Measures average silhouette across all observations

Usage

silhouette_avg(object, ...)

# S3 method for class 'cluster_spec'
silhouette_avg(object, ...)

# S3 method for class 'cluster_fit'
silhouette_avg(object, new_data = NULL, dists = NULL, dist_fun = NULL, ...)

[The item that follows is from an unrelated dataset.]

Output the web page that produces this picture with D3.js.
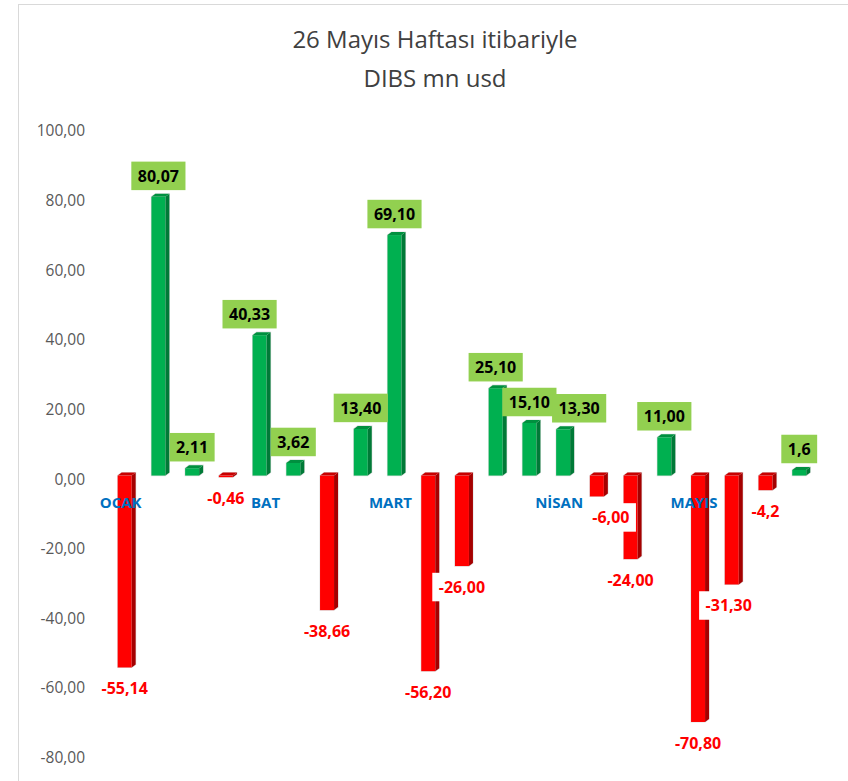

# S3 method for class 'workflow'
silhouette_avg(object, new_data = NULL, dists = NULL, dist_fun = NULL, ...)

silhouette_avg_vec(
  object,
  new_data = NULL,
  dists = NULL,
  dist_fun = philentropy::distance,
  ...
)

Arguments

object

A fitted kmeans tidyclust model

...

Other arguments passed to methods.

new_data

A dataset to predict on. If NULL, uses trained clustering.

dists

A distance matrix. Used if new_data is NULL.

dist_fun

A function of the form function(x) that takes a data frame or matrix and returns a dist object. Defaults to philentropy::distance with Euclidean distance. See philentropy::getDistMethods() for a list of supported methods, and vignette("tuning_and_metrics", package = "tidyclust") for usage examples.

Value

A double; the average silhouette.

Details

Not to be confused with silhouette() that returns a tibble with silhouette for each observation. The silhouette coefficient ranges from -1 to 1, where values close to 1 indicate well-separated clusters. This metric has direction = "maximize", so tune::select_best() and tune::show_best() will return models with the highest silhouette values.

See also

Examples

kmeans_spec <- k_means(num_clusters = 5) |>
  set_engine("stats")

kmeans_fit <- fit(kmeans_spec, ~., mtcars)

dists <- mtcars |>
  as.matrix() |>
  dist()

silhouette_avg(kmeans_fit, dists = dists)
#> # A tibble: 1 × 3
#>   .metric        .estimator .estimate
#>   <chr>          <chr>          <dbl>
#> 1 silhouette_avg standard       0.345

silhouette_avg_vec(kmeans_fit, dists = dists)
#> [1] 0.3450963